The culture has changed. It’s an unrecognisable team with a dramatically
different structure. Melbourne hit the front with a point in the first minute
or so and were never seen again. Brad Ebert and Ollie Wines won the centre,
Jay Schultz kicked four from four, Hamish Harlett was a sublime link,
Kane Cornes played his normal infuriating short game but made it work,
and there were no passengers. Mind you, it was only Melbourne
and it is only Round One.

 

Richmond pushed out at the beginning of the second quarter,
peaked at the middle of the third and hung on grimly for a confusing win.
That’s typical Round One form – good, but next week they may already
be tired and may not win again until the week after their bye.

 

St Kilda had a perfect opportunity to start the season with a big bang
but walked out of Metricon Stadium with the sound of a wet squib
barely ringing in their ears. I’m sorry, Bradley. They are a hopeless mess
and they are not going to solve any of their problems this year.

 

Sydney is the quiet team. Roos taught them to watch and do
and, most of the time, to simply shut up. They beat the Giants
for most of the day but kept a cap on it. Round One uses new muscles;
they worked hard but slowly and evenly. They will recover,
eat their Sydney rock oysters, front up again next week
against the Suns and attempt to eliminate some of their mistakes.
Their season hasn’t started yet.

 

West Coast won their first half against Fremantle in an unconvincing
manner and chased dust in the second. They are one of the big ships
in the comp that needs time to chart a steady path.

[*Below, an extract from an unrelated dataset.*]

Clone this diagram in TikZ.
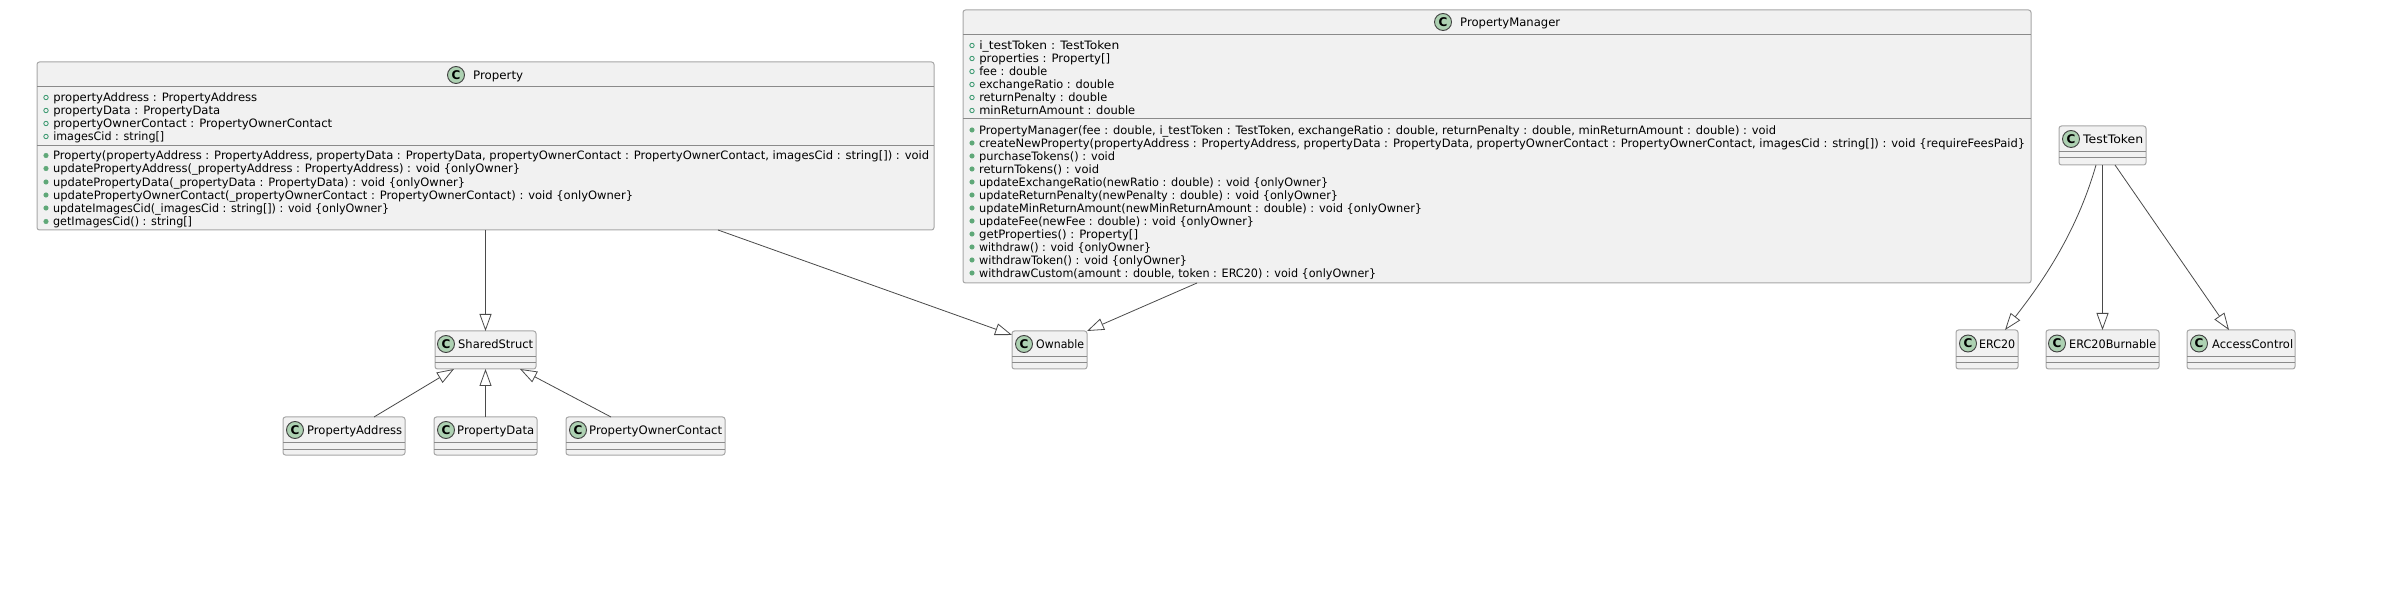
\documentclass[tikz,border=0pt]{standalone}
\usepackage{graphicx}
\usepackage{fontspec}
\setmainfont{DejaVu Sans}
\usetikzlibrary{arrows.meta}
\definecolor{boxfill}{HTML}{F1F1F1}
\definecolor{boxedge}{HTML}{A6A6A6}
\definecolor{sepedge}{HTML}{8A8A8A}
\definecolor{linkedge}{HTML}{4A4A4A}
\definecolor{iconfill}{HTML}{ADD1B2}
\definecolor{attrgreen}{HTML}{3E9A72}
\definecolor{opgreen}{HTML}{5FA878}
\newcommand\fitrow[2]{\resizebox{#1pt}{\height}{#2}}
\tikzset{
  classbox/.style={draw=boxedge, fill=boxfill, line width=1pt, rounded corners=2.5pt, inner sep=0pt, outer sep=0pt},
  sepline/.style={draw=sepedge, line width=1pt},
  classicon/.style={circle, draw=black!75, fill=iconfill, line width=0.9pt, minimum size=17pt, inner sep=0pt, font=\fontsize{12}{12}\selectfont\bfseries},
  classname/.style={anchor=base west, inner sep=0pt, yshift=-0.7pt, font=\fontsize{11.7}{13}\selectfont},
  member/.style={anchor=base west, inner sep=0pt, xshift=6.8pt, yshift=-4.2pt, font=\fontsize{11.55}{13}\selectfont},
  attrdot/.style={draw=attrgreen, line width=0.9pt, fill=none},
  opdot/.style={draw=opgreen, fill=opgreen, line width=0.6pt},
  inherit/.style={draw=linkedge, line width=0.8pt, -{Triangle[open, length=17pt, width=12pt]}},
}

\begin{document}
\begin{tikzpicture}[x=1pt, y=-1pt]
\useasboundingbox (0,0) rectangle (2394,593);
% boxes
\node[classbox, minimum width=897pt, minimum height=168pt] (Property) at (485.5,146) {};
\node[classbox, minimum width=1068pt, minimum height=273pt] (PropertyManager) at (1497,146.5) {};
\node[classbox, minimum width=87pt, minimum height=39pt] (TestToken) at (2102.5,145.5) {};
\node[classbox, minimum width=101pt, minimum height=38pt] (SharedStruct) at (485.5,350) {};
\node[classbox, minimum width=75pt, minimum height=38pt] (Ownable) at (1049.5,350) {};
\node[classbox, minimum width=62pt, minimum height=39pt] (ERC20) at (1987,349.5) {};
\node[classbox, minimum width=113pt, minimum height=39pt] (ERC20Burnable) at (2102.5,349.5) {};
\node[classbox, minimum width=108pt, minimum height=39pt] (AccessControl) at (2241,349.5) {};
\node[classbox, minimum width=122pt, minimum height=38pt] (PropertyAddress) at (344,436) {};
\node[classbox, minimum width=103pt, minimum height=38pt] (PropertyData) at (485.5,436) {};
\node[classbox, minimum width=159pt, minimum height=38pt] (PropertyOwnerContact) at (645.5,436) {};
% compartment lines
\draw[sepline] (37,87) -- (934,87);
\draw[sepline] (37,146) -- (934,146);
\draw[sepline] (963,35) -- (2031,35);
\draw[sepline] (963,119) -- (2031,119);
\draw[sepline] (2059,152) -- (2146,152);
\draw[sepline] (2059,158) -- (2146,158);
\draw[sepline] (435,357) -- (536,357);
\draw[sepline] (435,362.5) -- (536,362.5);
\draw[sepline] (1012,357) -- (1087,357);
\draw[sepline] (1012,362.5) -- (1087,362.5);
\draw[sepline] (1956,357) -- (2018,357);
\draw[sepline] (1956,362.5) -- (2018,362.5);
\draw[sepline] (2046,357) -- (2159,357);
\draw[sepline] (2046,362.5) -- (2159,362.5);
\draw[sepline] (2187,357) -- (2295,357);
\draw[sepline] (2187,362.5) -- (2295,362.5);
\draw[sepline] (283,443) -- (405,443);
\draw[sepline] (283,449) -- (405,449);
\draw[sepline] (434,443) -- (537,443);
\draw[sepline] (434,449) -- (537,449);
\draw[sepline] (566,443) -- (725,443);
\draw[sepline] (566,449) -- (725,449);
% class titles
\node[classicon] (iconProperty) at (456,75) {C};
\node[classname] (nameProperty) at (473,79) {\fitrow{50}{Property}};
\node[classicon] (iconManager) at (1443,22) {C};
\node[classname] (nameManager) at (1460,26) {\fitrow{100}{PropertyManager}};
\node[classicon] (iconToken) at (2071,139) {C};
\node[classname] (nameToken) at (2083,143) {\fitrow{60}{TestToken}};
\node[classicon] (iconShared) at (446,344) {C};
\node[classname] (nameShared) at (458,348) {\fitrow{75}{SharedStruct}};
\node[classicon] (iconOwnable) at (1024,344) {C};
\node[classname] (nameOwnable) at (1036,348) {\fitrow{48}{Ownable}};
\node[classicon] (iconERC) at (1968,343.5) {C};
\node[classname] (nameERC) at (1979,347.5) {\fitrow{36}{ERC20}};
\node[classicon] (iconBurnable) at (2057,343.5) {C};
\node[classname] (nameBurnable) at (2069,347.5) {\fitrow{87}{ERC20Burnable}};
\node[classicon] (iconAccess) at (2199,343.5) {C};
\node[classname] (nameAccess) at (2212,347.5) {\fitrow{81}{AccessControl}};
\node[classicon] (iconAddress) at (295,430) {C};
\node[classname] (nameAddress) at (307,434) {\fitrow{95}{PropertyAddress}};
\node[classicon] (iconData) at (446,430) {C};
\node[classname] (nameData) at (457,434) {\fitrow{77}{PropertyData}};
\node[classicon] (iconContact) at (578,430) {C};
\node[classname] (nameContact) at (589,434) {\fitrow{133}{PropertyOwnerContact}};
% Property members
\filldraw[attrdot] (46,97.5) circle (2.2) node[member] (pa1) {\fitrow{204}{propertyAddress : PropertyAddress}};
\filldraw[attrdot] (46,110.5) circle (2.2) node[member] (pa2) {\fitrow{167}{propertyData : PropertyData}};
\filldraw[attrdot] (46,123.5) circle (2.2) node[member] (pa3) {\fitrow{279}{propertyOwnerContact : PropertyOwnerContact}};
\filldraw[attrdot] (46,136.5) circle (2.2) node[member] (pa4) {\fitrow{111}{imagesCid : string[]}};
\filldraw[opdot] (46,155.5) circle (2.2) node[member] (po1) {\fitrow{876}{Property(propertyAddress : PropertyAddress, propertyData : PropertyData, propertyOwnerContact : PropertyOwnerContact, imagesCid : string[]) : void}};
\filldraw[opdot] (46,168.5) circle (2.2) node[member] (po2) {\fitrow{467}{updatePropertyAddress(\_propertyAddress : PropertyAddress) : void \{onlyOwner\}}};
\filldraw[opdot] (46,182) circle (2.2) node[member] (po3) {\fitrow{412}{updatePropertyData(\_propertyData : PropertyData) : void \{onlyOwner\}}};
\filldraw[opdot] (46,195) circle (2.2) node[member] (po4) {\fitrow{580}{updatePropertyOwnerContact(\_propertyOwnerContact : PropertyOwnerContact) : void \{onlyOwner\}}};
\filldraw[opdot] (46,208) circle (2.2) node[member] (po5) {\fitrow{336}{updateImagesCid(\_imagesCid : string[]) : void \{onlyOwner\}}};
\filldraw[opdot] (46,221.5) circle (2.2) node[member] (po6) {\fitrow{139}{getImagesCid() : string[]}};
% PropertyManager members
\filldraw[attrdot] (972,45.5) circle (2.2) node[member] (ma1) {\fitrow{140}{i\_testToken : TestToken}};
\filldraw[attrdot] (972,58.5) circle (2.2) node[member] (ma2) {\fitrow{131}{properties : Property[]}};
\filldraw[attrdot] (972,71.5) circle (2.2) node[member] (ma3) {\fitrow{68}{fee : double}};
\filldraw[attrdot] (972,84.5) circle (2.2) node[member] (ma4) {\fitrow{135}{exchangeRatio : double}};
\filldraw[attrdot] (972,97.5) circle (2.2) node[member] (ma5) {\fitrow{128}{returnPenalty : double}};
\filldraw[attrdot] (972,110.5) circle (2.2) node[member] (ma6) {\fitrow{156}{minReturnAmount : double}};
\filldraw[opdot] (972,130) circle (2.2) node[member] (mo1) {\fitrow{797}{PropertyManager(fee : double, i\_testToken : TestToken, exchangeRatio : double, returnPenalty : double, minReturnAmount : double) : void}};
\filldraw[opdot] (972,143) circle (2.2) node[member] (mo2) {\fitrow{1046}{createNewProperty(propertyAddress : PropertyAddress, propertyData : PropertyData, propertyOwnerContact : PropertyOwnerContact, imagesCid : string[]) : void \{requireFeesPaid\}}};
\filldraw[opdot] (972,156) circle (2.2) node[member] (mo3) {\fitrow{136}{purchaseTokens() : void}};
\filldraw[opdot] (972,169) circle (2.2) node[member] (mo4) {\fitrow{120}{returnTokens() : void}};
\filldraw[opdot] (972,182) circle (2.2) node[member] (mo5) {\fitrow{349}{updateExchangeRatio(newRatio : double) : void \{onlyOwner\}}};
\filldraw[opdot] (972,195) circle (2.2) node[member] (mo6) {\fitrow{359}{updateReturnPenalty(newPenalty : double) : void \{onlyOwner\}}};
\filldraw[opdot] (972,208) circle (2.2) node[member] (mo7) {\fitrow{443}{updateMinReturnAmount(newMinReturnAmount : double) : void \{onlyOwner\}}};
\filldraw[opdot] (972,221) circle (2.2) node[member] (mo8) {\fitrow{275}{updateFee(newFee : double) : void \{onlyOwner\}}};
\filldraw[opdot] (972,234) circle (2.2) node[member] (mo9) {\fitrow{159}{getProperties() : Property[]}};
\filldraw[opdot] (972,247) circle (2.2) node[member] (mo10) {\fitrow{172}{withdraw() : void \{onlyOwner\}}};
\filldraw[opdot] (972,260) circle (2.2) node[member] (mo11) {\fitrow{208}{withdrawToken() : void \{onlyOwner\}}};
\filldraw[opdot] (972,273) circle (2.2) node[member] (mo12) {\fitrow{397}{withdrawCustom(amount : double, token : ERC20) : void \{onlyOwner\}}};
% inheritance
\draw[inherit] (Property.south) -- (SharedStruct.north);
\draw[inherit] ([xshift=232.5pt]Property.south) -- ([yshift=-4pt]Ownable.north west);
\draw[inherit] ([xshift=-300pt]PropertyManager.south) -- (Ownable.north east);
\draw[inherit] ([xshift=30pt]PropertyAddress.north) -- ([xshift=-31.5pt]SharedStruct.south);
\draw[inherit] (PropertyData.north) -- (SharedStruct.south);
\draw[inherit] ([xshift=-34.5pt]PropertyOwnerContact.north) -- ([xshift=34.5pt]SharedStruct.south);
\draw[inherit] ([xshift=-6.5pt]TestToken.south) .. controls (2076,235) and (2040,285) .. ([xshift=18pt]ERC20.north);
\draw[inherit] (TestToken.south) -- (ERC20Burnable.north);
\draw[inherit] ([xshift=12.5pt]TestToken.south) -- ([xshift=-12pt]AccessControl.north);
\end{tikzpicture}
\end{document}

The Western Bulldogs jumped out of the blocks and just kept going.
Round One was invented for results just like this. Were Brisbane
already asleep at the wheel after their big NAB final? Let’s see
what the Bullies can produce against Fremantle at Etihad this week
before we say that they are a team on the rise.

Comments

  1. Paul Daffey says

    JK,

    I agree that Richmond’s win was confusing. But I think they’ll beat the Saints and gain confidence for the weeks ahead.

    I agree with most of what you’ve written, actually, but i think you underestimate Gold Coast’s sneaky brilliance against St Kilda.

    Interesting to get a South Australian’s view of Bryce Gibbs. He’s pilloried over here. One to watch.

  2. Tell me, Paul, why Victoria doesn’t like Bryce Gibbs.

  3. Bro Bradley says that he is not incarcerated.
    “I came to this current establishment under my own wing,” he wrote, “and I will leave it when I am ready.”
    That’s a relief, I must say, but it’s not how I remember the events of that fateful day when we extracted him from the empty bottles and cigar boxes that propped up his modest home.
    “Further,” Bro Bradley wrote, “it’s very hard to jump out of the blocks and not keep going. The alternative is to fall flat on your face after the second step. Can you leave the poetics out of your summaries, please?”